■ EXERCISE DETAILS ■
Only the lines from the start of the data below through the line that contains "0.464, 0.58, 0.69, 0.80, 0.90, 1.0]" are to be copied, exactly and without pictures.

+---+

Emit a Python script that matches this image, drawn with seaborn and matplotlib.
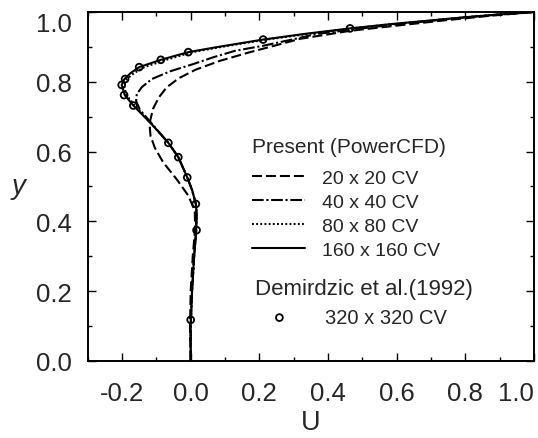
import numpy as np
import pandas as pd
import matplotlib
matplotlib.use('Agg')
import matplotlib.pyplot as plt
import seaborn as sns

# Perfiles de velocidad U(y)
y_20 = [0, 0.1, 0.2, 0.3, 0.38, 0.43, 0.474, 0.521, 0.569, 0.61, 0.645, 0.68, 0.722, 0.755,
        0.784, 0.81, 0.835, 0.86, 0.885, 0.905, 0.923, 0.946, 0.961, 0.975, 0.988, 1.0]
u_20 = [0, -0.002, 0.0, 0.006, 0.013, 0.012, -0.007, -0.041, -0.080, -0.104, -0.117, -0.120,
        -0.110, -0.093, -0.070, -0.035, 0.015, 0.085, 0.173, 0.25, 0.318, 0.464, 0.601, 0.73,
        0.86, 1.0]

y_40 = [0, 0.1, 0.2, 0.3, 0.375, 0.45, 0.49, 0.526, 0.584, 0.625, 0.68, 0.72, 0.745, 0.765,
        0.785, 0.808, 0.83, 0.851, 0.87, 0.889, 0.903, 0.92, 0.937, 0.953, 0.965, 0.977, 0.99, 1.0]
u_40 = [0, 0, 0.004, 0.01, 0.016, 0.015, 0.004, -0.010, -0.036, -0.065, -0.113, -0.148, -0.159,
        -0.157, -0.142, -0.113, -0.060, 0.008, 0.065, 0.13, 0.21, 0.29, 0.367, 0.50, 0.60, 0.72,
        0.86, 1.0]

y_fine = [0.0, 0.1, 0.2, 0.3, 0.375, 0.42, 0.45, 0.49, 0.526, 0.584, 0.625, 0.68, 0.732, 0.762,
          0.791, 0.808, 0.825, 0.842, 0.863, 0.885, 0.9, 0.921, 0.937, 0.953, 0.965, 0.975,
          0.985, 0.993, 1.0]
u_80 = [0.0, 0.0, 0.004, 0.01, 0.016, 0.018, 0.015, 0.004, -0.010, -0.036, -0.065, -0.115,
        -0.163, -0.187, -0.195, -0.186, -0.165, -0.135, -0.072, 0.005, 0.09, 0.22, 0.34, 0.47,
        0.585, 0.695, 0.80, 0.90, 1.0]
u_160 = [0.0, 0.0, 0.004, 0.01, 0.016, 0.018, 0.015, 0.004, -0.010, -0.036, -0.065, -0.115,
         -0.167, -0.192, -0.201, -0.193, -0.175, -0.150, -0.087, -0.007, 0.08, 0.211, 0.33,
         0.464, 0.58, 0.69, 0.80, 0.90, 1.0]

# Demirdzic et al. (1992), 320 x 320 CV
y_ref = [0.118, 0.375, 0.450, 0.526, 0.584, 0.625, 0.732, 0.762, 0.791, 0.808, 0.842, 0.863,
         0.885, 0.921, 0.953]
u_ref = [0.0, 0.017, 0.015, -0.010, -0.036, -0.065, -0.167, -0.194, -0.201, -0.191, -0.150,
         -0.087, -0.007, 0.211, 0.464]

labels = ['20 x 20 CV', '40 x 40 CV', '80 x 80 CV', '160 x 160 CV']
ref_label = '320 x 320 CV'
xticks = [-0.2, 0.0, 0.2, 0.4, 0.6, 0.8, 1.0]
xtick_labels = ['-0.2', '0.0', '0.2', '0.4', '0.6', '0.8', '1.0']
yticks = [0.0, 0.2, 0.4, 0.6, 0.8, 1.0]
ytick_labels = ['0.0', '0.2', '0.4', '0.6', '0.8', '1.0']

sns.set_style('ticks', {'xtick.direction': 'in', 'ytick.direction': 'in'})
plt.rcParams['font.family'] = ['Liberation Sans', 'DejaVu Sans']

fig = plt.figure(figsize=(5.38, 4.39), dpi=100)
ax = fig.add_axes([0.163, 0.1754, 0.8296, 0.7950])

estilos = [(0, (4.8, 1.9)), (0, (5.6, 1.3, 1.0, 1.3)), (0, (0.9, 1.1)), '-']
curvas = [(u_20, y_20), (u_40, y_40), (u_80, y_fine), (u_160, y_fine)]
lineas = []
for (u, yy), ls, lab in zip(curvas, estilos, labels):
    sns.lineplot(x=u, y=yy, sort=False, estimator=None, color='black', linewidth=1.5,
                 linestyle=ls, label=lab, legend=False, ax=ax)
    lineas.append(ax.get_lines()[-1])

sns.scatterplot(x=u_ref, y=y_ref, marker='o', s=24, facecolor='none', edgecolor='black',
                linewidth=1.3, label=ref_label, legend=False, ax=ax, zorder=5)
puntos = ax.collections[-1]

ax.set_xlim(-0.3, 1.0)
ax.set_ylim(0.0, 1.0)
ax.set_xticks(xticks, labels=xtick_labels)
ax.set_yticks(yticks, labels=ytick_labels)
ax.set_xticks(np.arange(-0.3, 1.0, 0.1).round(2), minor=True)
ax.set_yticks(np.arange(0.1, 1.0, 0.2).round(2), minor=True)
ax.tick_params(which='both', direction='in', top=True, right=True, width=1.0, color='black')
ax.tick_params(which='major', length=6, labelsize=18.5)
ax.tick_params(which='minor', length=3)
ax.tick_params(axis='x', which='major', pad=14.5)
ax.tick_params(axis='y', which='major', pad=11.5)
for s in ax.spines.values():
    s.set_linewidth(1.4)
    s.set_color('black')

# "1.0" pegados a las esquinas como en el original
ax.get_xticklabels()[-1].set_horizontalalignment('right')
ax.get_yticklabels()[-1].set_verticalalignment('top')

ax.set_xlabel('U', fontsize=19.5)
ax.xaxis.set_label_coords(0.5, -0.175)
ax.xaxis.label.set_va('center')
ax.set_ylabel('y', fontsize=20, style='italic', rotation=0)
ax.yaxis.set_label_coords(-0.156, 0.5)
ax.yaxis.label.set_va('center')
ax.yaxis.label.set_ha('center')

# Leyendas
ax.text(0.3686, 0.616, 'Present (PowerCFD)', transform=ax.transAxes, fontsize=15,
        ha='left', va='center')
leg1 = ax.legend(handles=lineas, labels=labels, loc='center left',
                 bbox_to_anchor=(0.3686, 0.421), frameon=False, fontsize=14,
                 borderpad=0, borderaxespad=0, handlelength=2.7, handletextpad=0.9,
                 labelspacing=0.33)
ax.add_artist(leg1)
ax.text(0.375, 0.209, 'Demirdzic et al.(1992)', transform=ax.transAxes, fontsize=16,
        ha='left', va='center')
ax.legend(handles=[puntos], labels=[ref_label], loc='center left',
          bbox_to_anchor=(0.3686, 0.125), frameon=False, fontsize=14.5,
          borderpad=0, borderaxespad=0, handlelength=2.7, handletextpad=0.9,
          scatterpoints=1)

fig.savefig('out.png', dpi=100)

+---+

■ EXERCISE OUTPUT ■
Emit a Python script that matches this image, drawn with seaborn and matplotlib.
import numpy as np
import pandas as pd
import matplotlib
matplotlib.use('Agg')
import matplotlib.pyplot as plt
import seaborn as sns

# Perfiles de velocidad U(y)
y_20 = [0, 0.1, 0.2, 0.3, 0.38, 0.43, 0.474, 0.521, 0.569, 0.61, 0.645, 0.68, 0.722, 0.755,
        0.784, 0.81, 0.835, 0.86, 0.885, 0.905, 0.923, 0.946, 0.961, 0.975, 0.988, 1.0]
u_20 = [0, -0.002, 0.0, 0.006, 0.013, 0.012, -0.007, -0.041, -0.080, -0.104, -0.117, -0.120,
        -0.110, -0.093, -0.070, -0.035, 0.015, 0.085, 0.173, 0.25, 0.318, 0.464, 0.601, 0.73,
        0.86, 1.0]

y_40 = [0, 0.1, 0.2, 0.3, 0.375, 0.45, 0.49, 0.526, 0.584, 0.625, 0.68, 0.72, 0.745, 0.765,
        0.785, 0.808, 0.83, 0.851, 0.87, 0.889, 0.903, 0.92, 0.937, 0.953, 0.965, 0.977, 0.99, 1.0]
u_40 = [0, 0, 0.004, 0.01, 0.016, 0.015, 0.004, -0.010, -0.036, -0.065, -0.113, -0.148, -0.159,
        -0.157, -0.142, -0.113, -0.060, 0.008, 0.065, 0.13, 0.21, 0.29, 0.367, 0.50, 0.60, 0.72,
        0.86, 1.0]

y_fine = [0.0, 0.1, 0.2, 0.3, 0.375, 0.42, 0.45, 0.49, 0.526, 0.584, 0.625, 0.68, 0.732, 0.762,
          0.791, 0.808, 0.825, 0.842, 0.863, 0.885, 0.9, 0.921, 0.937, 0.953, 0.965, 0.975,
          0.985, 0.993, 1.0]
u_80 = [0.0, 0.0, 0.004, 0.01, 0.016, 0.018, 0.015, 0.004, -0.010, -0.036, -0.065, -0.115,
        -0.163, -0.187, -0.195, -0.186, -0.165, -0.135, -0.072, 0.005, 0.09, 0.22, 0.34, 0.47,
        0.585, 0.695, 0.80, 0.90, 1.0]
u_160 = [0.0, 0.0, 0.004, 0.01, 0.016, 0.018, 0.015, 0.004, -0.010, -0.036, -0.065, -0.115,
         -0.167, -0.192, -0.201, -0.193, -0.175, -0.150, -0.087, -0.007, 0.08, 0.211, 0.33,
         0.464, 0.58, 0.69, 0.80, 0.90, 1.0]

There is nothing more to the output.